Bundespräsidenten-Wahl: Die Niederlage nach dem Sieg

Die Krise der Regierung ist durch die mühsame Kür Christian Wulffs zum Bundespräsidenten nicht ausgestanden. Nun wird über die Motive der Stimm-Verweigerer spekuliert.

Gemeinsam gedemütigt: Wulff und Merkel. Bild: dpa

BERLIN taz | Nach der zähen Wahl Christian Wulffs zum Bundespräsidenten reißt die Kritik an der Koalition nicht ab. Auch zwischen den Regierungsparteien gibt es massive Schuldzuweisungen, dass ihr gemeinsamer Kandidat erst im dritten Wahlgang gekürt wurde. Die FDP vermutet die meisten schwarz-gelben Wahlleute, die für Joachim Gauck stimmten, bei der Union.

"Fakt ist: Schwarz-gelb hat riesige Probleme. Wir haben im letzten halben Jahr eine schlechte Politik gemacht", bilanzierte der sächsische FDP-Chef Holger Zastrow. Es sei bereits vor der Wahl klar gewesen, dass vier Wahlleute der FDP für den von SPD und Grünen aufgestellten Gauck stimmen wollten. Dies waren die drei Wahlmänner der sächsischen FDP-Fraktion und ein namentlich nicht genannter Vierter. "Deswegen liegt der Ball sicherlich bei den Konservativen", sagte Zastrow.

Zastrow kritisierte, dass bis zuletzt viele Delegierte aus dem Regierungslager nicht für Wulff votiert haben. "Heimlich in die Wahlkabine zu gehen und dort sein Mütchen zu kühlen" sei sicherlich nicht der richtige Weg, sagte der FDP-Politiker. Für die Koalition heiße dies: "In Berlin muss man sich endlich zusammen reißen, endlich auf Augenhöhe und fair miteinander umgehen."

Doch wer Wulff seine Stimme verweigerte, wird wohl nie bekannt werden. Als wahrscheinlich gilt unter Unions- und FDP-Wahlleuten, dass eine Reihe von Motiven dahinter steckten. Einige CDU-Landespolitiker hätten Merkel nicht verziehen, dass sie dem hessischen Ministerpräsidenten Roland Koch einen Ministerposten in Berlin vorenthalten habe. Andere Politiker seien verstimmt, wie wenig die Bundeskanzlerin den damaligen Ministerpräsidenten Baden-Württembergs, Günther Oettinger, verteidigte, als der wegen seiner Grabrede für seinen verstorbenen Amtsvorgänger Hans Filbinger harsch kritisiert wurde. Auch der Umstand, dass Wulff ohne parteiinterne Diskussion als gemeinsamer Kandidat präsentiert wurde, habe Unions- und FDP-Leute verstimmt.

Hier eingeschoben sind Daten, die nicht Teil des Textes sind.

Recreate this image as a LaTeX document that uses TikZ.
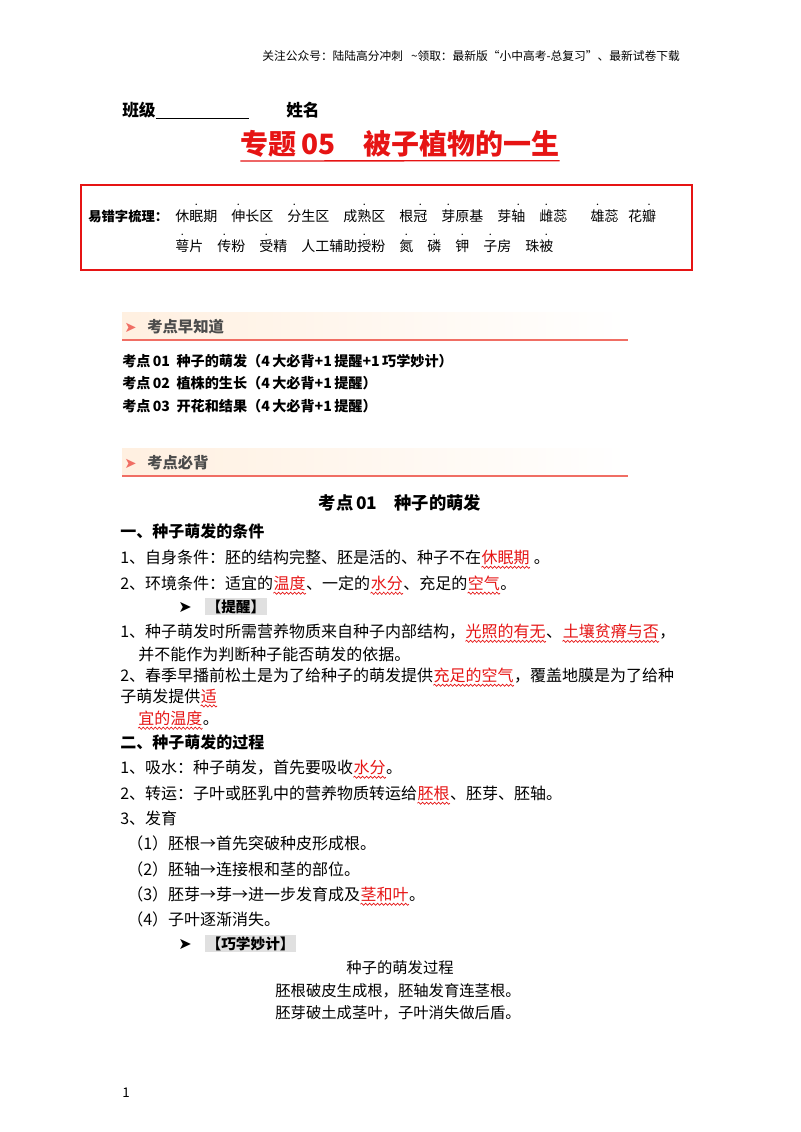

Der 51-jährige CDU-Politiker Wulff hatte sich am Mittwochabend in der Bundesversammlung erst im dritten Wahlgang durchsetzen können. Überraschend viele Wahlleute von Union und FDP verweigerten dem bisherigen niedersächsischen Ministerpräsidenten ihre Zustimmung. Im ersten Wahlgang fehlten Wulff mindestens 44 Stimmen von Union und FDP, im zweiten mindestens 29 und im dritten mindestens 19 Stimmen. Zuvor hatte die Union gestreut, es gebe in ihren Reihen höchstens elf bis 15 Wahleute, die für den ehemaligen Bürgerrechtsaktivisten Gauck stimmen wollten.

Die Wahl Wulffs geriet damit zum Fiasko für Kanzlerin Angela Merkel und ihre Koalition. Selbst der Umstand, dass Wulff im dritten Wahlgang statt der dann notwendigen relativen Mehrheit die absolute Stimmenmehrheit errang, änderte etwas daran. Die stellvertretende Bundesvorsitzende der SPD, Manuela Schwesig, wertete es als großen Fehler Merkels, dass sich die Kanzlerin nicht auf den früheren Bürgerrechtler Joachim Gauck als gemeinsamen Kandidaten von Union, FDP, SPD und Grünen eingelassen habe. Wenn Merkel den 70-Jährigen vorgeschlagen hätte, "dann wäre sie heute die strahlende Siegerin und nicht eine massiv angeschlagene Kanzlerin".

Auch SPD-Generalsekretärin Andrea Nahles nannte die Bundespräsidentenwahl einen "bitteren Tag" für Merkel. Im SWR sagte Nahles, Merkel wisse nun, dass sie in ihren eigenen Reihen Leute habe, die sich nicht einfach unterordneten.